The emitter and cells have separate sets of parameters that control the particle system’s behavior.
If you imagine that a garden hose is a particle system, the nozzle acts as the emitter, while
the water represents the flow of particles. Changing the parameters of the emitter changes
the shape from which the particles are emitted as well as their direction. Changing the cell’s
parameters affects each particle.

As with any effect in Motion, particle system parameters can be keyframed to change a particle
effect’s dynamics over time. For example, you can create a path of bubbles that follows an object
onscreen by keyframing the emitter’s Position parameter.

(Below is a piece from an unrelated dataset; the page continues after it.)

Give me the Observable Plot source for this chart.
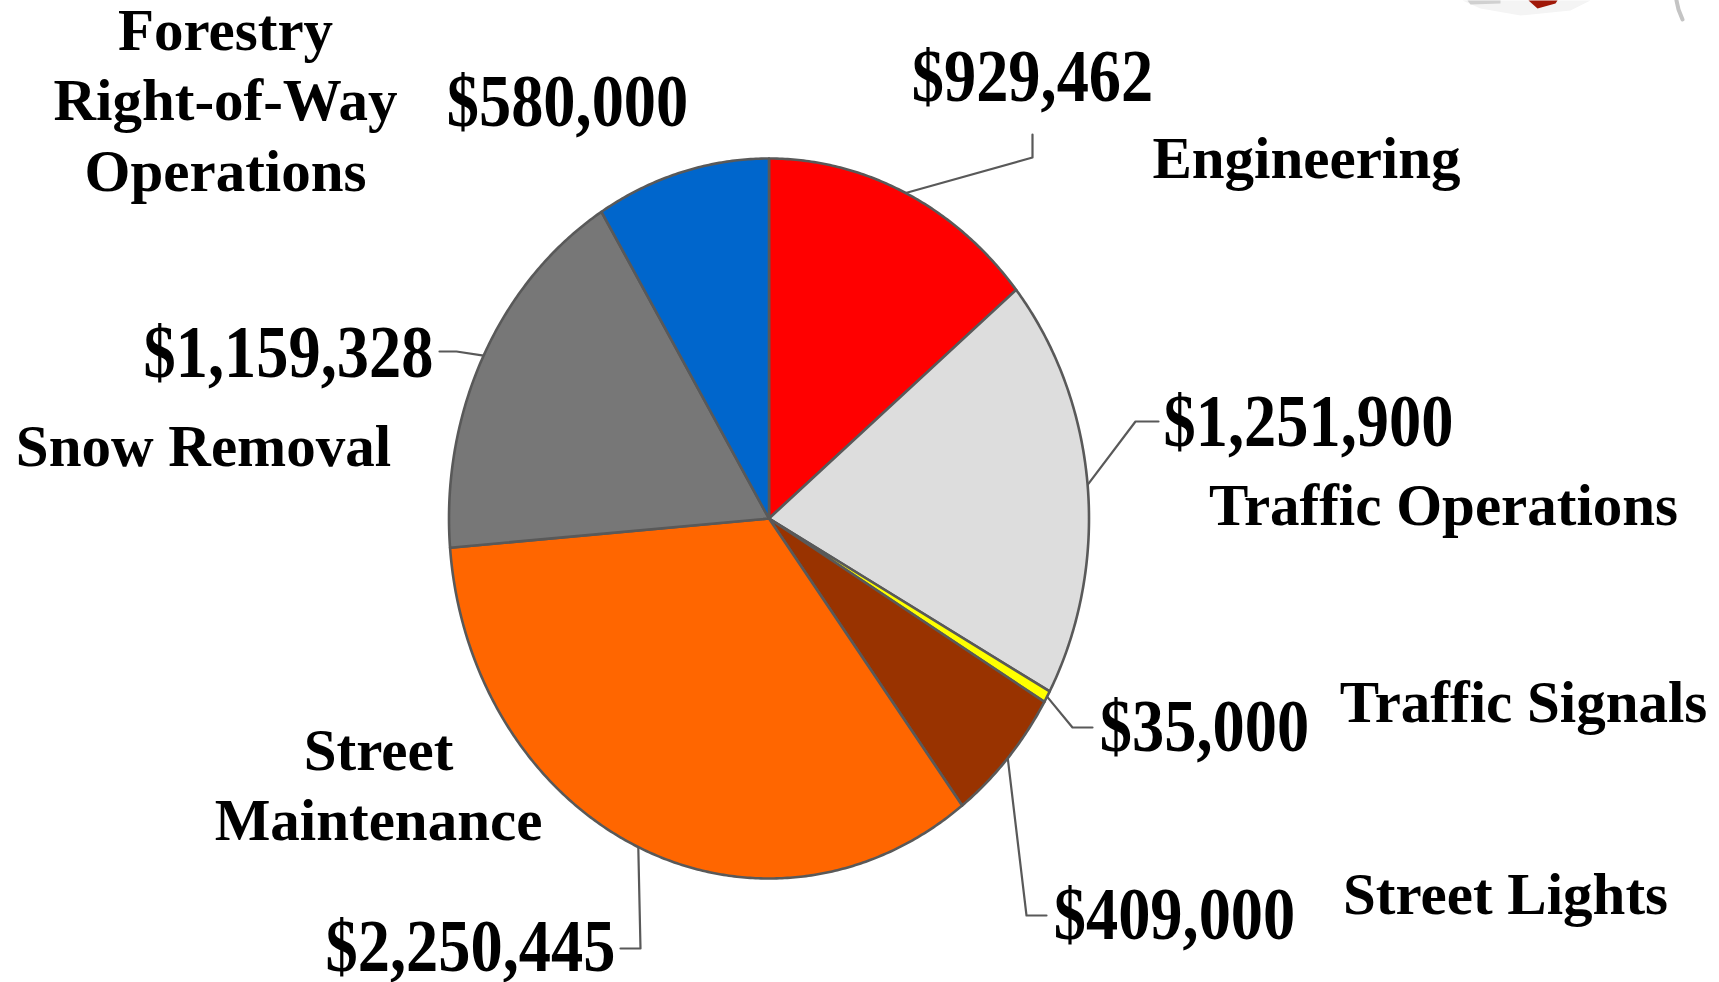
<!DOCTYPE html>
<html>
<head>
<meta charset="utf-8">
<script src="https://cdn.jsdelivr.net/npm/d3@7"></script>
<script src="https://cdn.jsdelivr.net/npm/@observablehq/plot@0.6"></script>
<style>html,body{margin:0;padding:0;background:#fff;overflow:hidden}svg{display:block}</style>
</head>
<body>
<div id="chart"></div>
<script>
const categories = ["Engineering","Traffic Operations","Traffic Signals","Street Lights","Street Maintenance","Snow Removal","Forestry Right-of-Way Operations"];
const amounts = [929462,1251900,35000,409000,2250445,1159328,580000];
const amountLabels = ["$929,462","$1,251,900","$35,000","$409,000","$2,250,445","$1,159,328","$580,000"];
const sliceColors = ["#FF0000","#DDDDDD","#FFFF00","#993300","#FF6600","#777777","#0066CC"];

// layout (page pixels)
const W = 1719, H = 982, cx = 768.5, cy = 518, rx = 320, ry = 360;
const lineColor = "#595959", valueStretch = 1.14;
const valuePos = [[1032,77],[1308,422],[1204,727],[1174,915],[470,947],[288,353],[567,102]];
const leaderBends = [
  [[1032,157],[1032,134]],
  [[1135,421],[1158,421]],
  [[1072,727],[1092,727]],
  [[1026,915],[1046,915]],
  [[640,948],[620,948]],
  [[456,351],[439,351]],
  null
];
const nameLines = [
  ["Engineering",1306,159],
  ["Traffic Operations",1443,506],
  ["Traffic Signals",1523,703],
  ["Street Lights",1505,895],
  ["Street",378,751],
  ["Maintenance",378,821],
  ["Snow Removal",203,447],
  ["Forestry",225,31],
  ["Right-of-Way",225,101],
  ["Operations",225,172]
];
// remnant of clip art cut by the top edge of the picture
const clipPale = [[1462,0],[1590,0],[1570,10],[1520,15],[1480,8]];
const clipGrey = [[1467,0],[1500,0],[1500,3],[1470,4]];
const clipRed = [[1528,0],[1557,0],[1555,3],[1537,8]];
const clipStem = [[1676,0],[1678,9],[1682,19]];

const total = d3.sum(amounts);
const starts = d3.cumsum([0, ...amounts]).map(v => v / total * 2 * Math.PI);
const px = a => cx + rx * Math.sin(a), py = a => cy - ry * Math.cos(a);

const slices = amounts.flatMap((v, i) => {
  const a0 = starts[i], a1 = starts[i + 1];
  const n = Math.max(2, Math.ceil((a1 - a0) * 120));
  const pts = [{x: cx, y: cy}];
  for (let k = 0; k <= n; k++) { const a = a0 + (a1 - a0) * k / n; pts.push({x: px(a), y: py(a)}); }
  pts.push({x: cx, y: cy});
  return pts.map(p => ({...p, name: categories[i], color: sliceColors[i]}));
});

const leaders = amounts.flatMap((v, i) => {
  if (!leaderBends[i]) return [];
  const a = (starts[i] + starts[i + 1]) / 2;
  return [[px(a), py(a)], ...leaderBends[i]].map(([x, y]) => ({x, y, name: categories[i]}));
});

const valueRows = amountLabels.map((t, i) => ({t, x: valuePos[i][0], y: valuePos[i][1]}));
const nameRows = nameLines.map(([t, x, y]) => ({t, x, y}));

const textStyle = {fontFamily: "Liberation Serif", fontWeight: "bold", fill: "#000", lineAnchor: "middle", textAnchor: "middle", stroke: "none"};
const blob = (pts, fill) => Plot.line(pts, {x: d => d[0], y: d => d[1], fill, stroke: "none", curve: "linear"});

const chart = Plot.plot({
  width: W, height: H, margin: 0,
  style: {background: "#fff", overflow: "hidden"},
  x: {domain: [0, W], range: [0, W], axis: null},
  y: {domain: [0, H], range: [0, H], axis: null},
  color: {type: "identity"},
  marks: [
    blob(clipPale, "#f4f4f4"),
    blob(clipGrey, "#d0d0d0"),
    blob(clipRed, "#a01808"),
    Plot.line(clipStem, {x: d => d[0], y: d => d[1], stroke: "#c4c4c4", strokeWidth: 4, curve: "linear"}),
    Plot.line(leaders, {x: "x", y: "y", z: "name", stroke: lineColor, strokeWidth: 2.2, curve: "linear"}),
    Plot.line(slices, {x: "x", y: "y", z: "name", fill: "color", stroke: lineColor, strokeWidth: 2.6, curve: "linear", strokeLinejoin: "round"}),
    Plot.text(valueRows, {x: "x", y: "y", text: "t", fontSize: 64.4, ...textStyle}),
    Plot.text(nameRows, {x: "x", y: "y", text: "t", fontSize: 59, ...textStyle})
  ]
});
d3.select(chart).selectAll("text")
  .filter(function () { return this.textContent.startsWith("$"); })
  .attr("transform", function () { return (this.getAttribute("transform") || "") + ` scale(1,${valueStretch})`; });
document.getElementById("chart").append(chart);
</script>
</body>
</html>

For more information on keyframing,
see

Keyframing overview

on page 439.

You can also track an emitter to a moving object in a clip, or apply existing tracking data in your
project to an emitter. For more information on using the Motion Tracking behaviors, see

Motion

tracking overview

on page 955.

Additionally, you can add behaviors to each cell or to the emitter to create even more varied
effects (simulation behaviors can be especially effective). Any behavior that you apply to a cell
is in turn applied to each particle it generates. This lets you achieve almost limitless variation.
Adding behaviors to cells in addition to the particle system’s own parameters is an easy way to
create complex, organic motion that would be impossible to accomplish any other way. You can
also apply a behavior to another object in your project (an object that is not part of the particle
system). For example, applying the Repel behavior to an object will cause particles to weave
around that object. For more information about behaviors, see

Behaviors overview

on page 293.

Note: In a particle system, cells and particles are not the same thing. A cell is a layer (in the
Layers list) that acts as the “mold” for the particles (the multiple objects generated in the Canvas).
The cell itself is a copy of a source object (cell source) that appears dimmed (disabled) in the
Layers list, and therefore is not visible in the Canvas. Almost any object in Motion can be used
as a cell source, including shapes, text, images, image sequences, and clips. Transformations
that you apply to the source are respected in the cell layer, which in turn propagates those
transformations to the particles generated in the Canvas. For example, if you use a rectangle
shape that is sheared and rotated as the cell source, particles created using that rectangle as the
cell source are sheared and rotated.